# [Short task]
Type out the data exactly as given. Skip any image.
..............................
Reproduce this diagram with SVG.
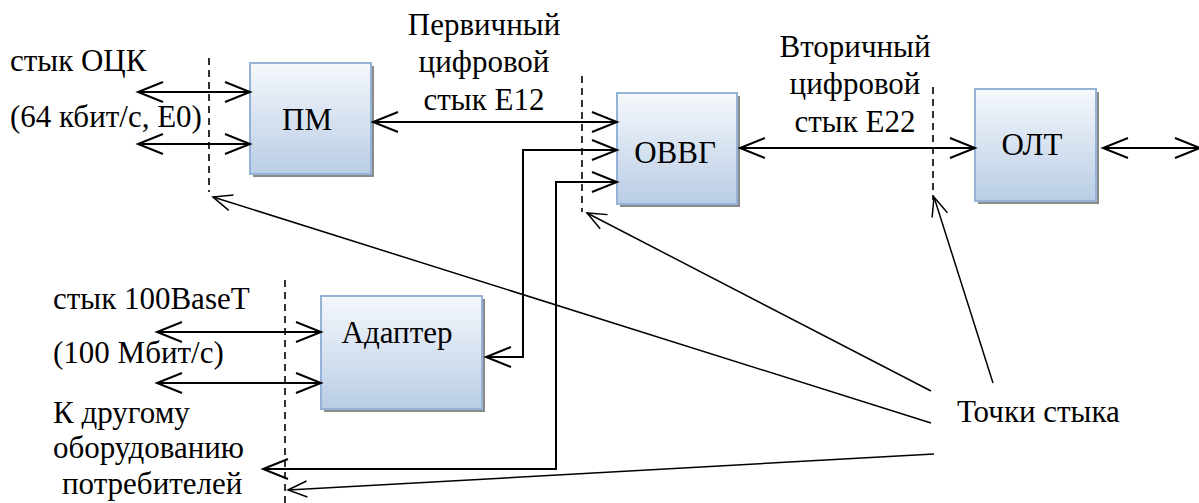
<svg xmlns="http://www.w3.org/2000/svg" width="1199" height="503" viewBox="0 0 1199 503">
<style>
.t{font-family:'Liberation Serif','DejaVu Serif','Noto Serif',serif;font-size:31px;fill:#000}
.c{text-anchor:middle}
.box{fill:url(#g);stroke:#95b3d7;stroke-width:2}
.sh{fill:#8a8a8a}
.ln{fill:none;stroke:#000;stroke-width:2}
.dg{fill:none;stroke:#000;stroke-width:1.5}
.ds{fill:none;stroke:#000;stroke-width:1.6;stroke-dasharray:7 5}
</style>
<defs>
<linearGradient id="g" x1="0" y1="0" x2="0" y2="1">
<stop offset="0" stop-color="#f5f8fc"/>
<stop offset="1" stop-color="#b9cde5"/>
</linearGradient>
<marker id="a" markerUnits="userSpaceOnUse" markerWidth="30" markerHeight="24" refX="0" refY="0" viewBox="-27 -12 30 24" orient="auto-start-reverse" overflow="visible">
<path d="M-25,-10 L0,0 L-25,10" fill="none" stroke="#000" stroke-width="2"/>
</marker>
<marker id="s" markerUnits="userSpaceOnUse" markerWidth="24" markerHeight="20" refX="0" refY="0" viewBox="-22 -10 24 20" orient="auto" overflow="visible">
<path d="M-19,-8 L0,0 L-19,8" fill="none" stroke="#000" stroke-width="1.5"/>
</marker>
</defs>
<rect width="1199" height="503" fill="#fff"/>

<g id="dashes">
<line class="ds" x1="209" y1="58" x2="209" y2="192"/>
<line class="ds" x1="582" y1="76" x2="582" y2="212"/>
<line class="ds" x1="933" y1="87" x2="933" y2="200"/>
<line class="ds" x1="285" y1="280" x2="285" y2="503"/>
</g>

<g id="node-pm">
<rect class="sh" x="253" y="66" width="121" height="111"/>
<rect class="box" x="250" y="63" width="121" height="111"/>
<text class="t c" font-family="Liberation Serif, serif" x="307" y="130">ПМ</text>
</g>
<g id="node-ovvg">
<rect class="sh" x="620" y="96" width="120" height="111"/>
<rect class="box" x="617" y="93" width="120" height="111"/>
<text class="t c" font-family="Liberation Serif, serif" x="675" y="163">ОВВГ</text>
</g>
<g id="node-olt">
<rect class="sh" x="978" y="92" width="121" height="112"/>
<rect class="box" x="975" y="89" width="121" height="112"/>
<text class="t c" font-family="Liberation Serif, serif" x="1032" y="155">ОЛТ</text>
</g>
<g id="node-adapter">
<rect class="sh" x="324" y="299" width="161" height="113"/>
<rect class="box" x="321" y="296" width="161" height="113"/>
<text class="t c" font-family="Liberation Serif, serif" x="397" y="343">Адаптер</text>
</g>

<g id="labels" font-family="Liberation Serif, serif">
<text class="t" x="10" y="71">стык ОЦК</text>
<text class="t" x="10" y="127">(64 кбит/с, Е0)</text>
<text class="t c" x="484" y="35">Первичный</text>
<text class="t c" x="484" y="72">цифровой</text>
<text class="t c" x="484" y="110">стык Е12</text>
<text class="t c" x="855" y="57">Вторичный</text>
<text class="t c" x="855" y="94">цифровой</text>
<text class="t c" x="855" y="132">стык Е22</text>
<text class="t" x="53" y="309">стык 100BaseT</text>
<text class="t" x="53" y="363">(100 Мбит/с)</text>
<text class="t" x="53" y="423">К другому</text>
<text class="t" x="53" y="458">оборудованию</text>
<text class="t" x="62" y="494">потребителей</text>
<text class="t" x="957" y="422">Точки стыка</text>
</g>

<g id="connectors">
<line class="ln" x1="138" y1="92" x2="250" y2="92" marker-start="url(#a)" marker-end="url(#a)"/>
<line class="ln" x1="138" y1="144" x2="250" y2="144" marker-start="url(#a)" marker-end="url(#a)"/>
<line class="ln" x1="373" y1="122" x2="617" y2="122" marker-start="url(#a)" marker-end="url(#a)"/>
<line class="ln" x1="740" y1="148" x2="975" y2="148" marker-start="url(#a)" marker-end="url(#a)"/>
<line class="ln" x1="1103" y1="148" x2="1200" y2="148" marker-start="url(#a)" marker-end="url(#a)"/>
<line class="ln" x1="157" y1="332" x2="321" y2="332" marker-start="url(#a)" marker-end="url(#a)"/>
<line class="ln" x1="157" y1="383" x2="321" y2="383" marker-start="url(#a)" marker-end="url(#a)"/>
<polyline class="ln" points="617,150 523,150 523,357 486,357" marker-start="url(#a)" marker-end="url(#a)"/>
<polyline class="ln" points="617,182 556,182 556,469 263,469" marker-start="url(#a)" marker-end="url(#a)"/>
<line class="dg" x1="931" y1="391" x2="587" y2="213" marker-end="url(#s)"/>
<line class="dg" x1="931" y1="423" x2="213" y2="197" marker-end="url(#s)"/>
<line class="dg" x1="934" y1="454" x2="288" y2="490" marker-end="url(#s)"/>
<line class="dg" x1="993" y1="383" x2="934" y2="197" marker-end="url(#s)"/>
</g>
</svg>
..............................
# [Result below]
Reproduce this diagram with SVG.
<svg xmlns="http://www.w3.org/2000/svg" width="1199" height="503" viewBox="0 0 1199 503">
<style>
.t{font-family:'Liberation Serif','DejaVu Serif','Noto Serif',serif;font-size:31px;fill:#000}
.c{text-anchor:middle}
.box{fill:url(#g);stroke:#95b3d7;stroke-width:2}
.sh{fill:#8a8a8a}
.ln{fill:none;stroke:#000;stroke-width:2}
.dg{fill:none;stroke:#000;stroke-width:1.5}
.ds{fill:none;stroke:#000;stroke-width:1.6;stroke-dasharray:7 5}
</style>
<defs>
<linearGradient id="g" x1="0" y1="0" x2="0" y2="1">
<stop offset="0" stop-color="#f5f8fc"/>
<stop offset="1" stop-color="#b9cde5"/>
</linearGradient>
<marker id="a" markerUnits="userSpaceOnUse" markerWidth="30" markerHeight="24" refX="0" refY="0" viewBox="-27 -12 30 24" orient="auto-start-reverse" overflow="visible">
<path d="M-25,-10 L0,0 L-25,10" fill="none" stroke="#000" stroke-width="2"/>
</marker>
<marker id="s" markerUnits="userSpaceOnUse" markerWidth="24" markerHeight="20" refX="0" refY="0" viewBox="-22 -10 24 20" orient="auto" overflow="visible">
<path d="M-19,-8 L0,0 L-19,8" fill="none" stroke="#000" stroke-width="1.5"/>
</marker>
</defs>
<rect width="1199" height="503" fill="#fff"/>

<g id="dashes">
<line class="ds" x1="209" y1="58" x2="209" y2="192"/>
<line class="ds" x1="582" y1="76" x2="582" y2="212"/>
<line class="ds" x1="933" y1="87" x2="933" y2="200"/>
<line class="ds" x1="285" y1="280" x2="285" y2="503"/>
</g>

<g id="node-pm">
<rect class="sh" x="253" y="66" width="121" height="111"/>
<rect class="box" x="250" y="63" width="121" height="111"/>
<text class="t c" font-family="Liberation Serif, serif" x="307" y="130">ПМ</text>
</g>
<g id="node-ovvg">
<rect class="sh" x="620" y="96" width="120" height="111"/>
<rect class="box" x="617" y="93" width="120" height="111"/>
<text class="t c" font-family="Liberation Serif, serif" x="675" y="163">ОВВГ</text>
</g>
<g id="node-olt">
<rect class="sh" x="978" y="92" width="121" height="112"/>
<rect class="box" x="975" y="89" width="121" height="112"/>
<text class="t c" font-family="Liberation Serif, serif" x="1032" y="155">ОЛТ</text>
</g>
<g id="node-adapter">
<rect class="sh" x="324" y="299" width="161" height="113"/>
<rect class="box" x="321" y="296" width="161" height="113"/>
<text class="t c" font-family="Liberation Serif, serif" x="397" y="343">Адаптер</text>
</g>

<g id="labels" font-family="Liberation Serif, serif">
<text class="t" x="10" y="71">стык ОЦК</text>
<text class="t" x="10" y="127">(64 кбит/с, Е0)</text>
<text class="t c" x="484" y="35">Первичный</text>
<text class="t c" x="484" y="72">цифровой</text>
<text class="t c" x="484" y="110">стык Е12</text>
<text class="t c" x="855" y="57">Вторичный</text>
<text class="t c" x="855" y="94">цифровой</text>
<text class="t c" x="855" y="132">стык Е22</text>
<text class="t" x="53" y="309">стык 100BaseT</text>
<text class="t" x="53" y="363">(100 Мбит/с)</text>
<text class="t" x="53" y="423">К другому</text>
<text class="t" x="53" y="458">оборудованию</text>
<text class="t" x="62" y="494">потребителей</text>
<text class="t" x="957" y="422">Точки стыка</text>
</g>

<g id="connectors">
<line class="ln" x1="138" y1="92" x2="250" y2="92" marker-start="url(#a)" marker-end="url(#a)"/>
<line class="ln" x1="138" y1="144" x2="250" y2="144" marker-start="url(#a)" marker-end="url(#a)"/>
<line class="ln" x1="373" y1="122" x2="617" y2="122" marker-start="url(#a)" marker-end="url(#a)"/>
<line class="ln" x1="740" y1="148" x2="975" y2="148" marker-start="url(#a)" marker-end="url(#a)"/>
<line class="ln" x1="1103" y1="148" x2="1200" y2="148" marker-start="url(#a)" marker-end="url(#a)"/>
<line class="ln" x1="157" y1="332" x2="321" y2="332" marker-start="url(#a)" marker-end="url(#a)"/>
<line class="ln" x1="157" y1="383" x2="321" y2="383" marker-start="url(#a)" marker-end="url(#a)"/>
<polyline class="ln" points="617,150 523,150 523,357 486,357" marker-start="url(#a)" marker-end="url(#a)"/>
<polyline class="ln" points="617,182 556,182 556,469 263,469" marker-start="url(#a)" marker-end="url(#a)"/>
<line class="dg" x1="931" y1="391" x2="587" y2="213" marker-end="url(#s)"/>
<line class="dg" x1="931" y1="423" x2="213" y2="197" marker-end="url(#s)"/>
<line class="dg" x1="934" y1="454" x2="288" y2="490" marker-end="url(#s)"/>
<line class="dg" x1="993" y1="383" x2="934" y2="197" marker-end="url(#s)"/>
</g>
</svg>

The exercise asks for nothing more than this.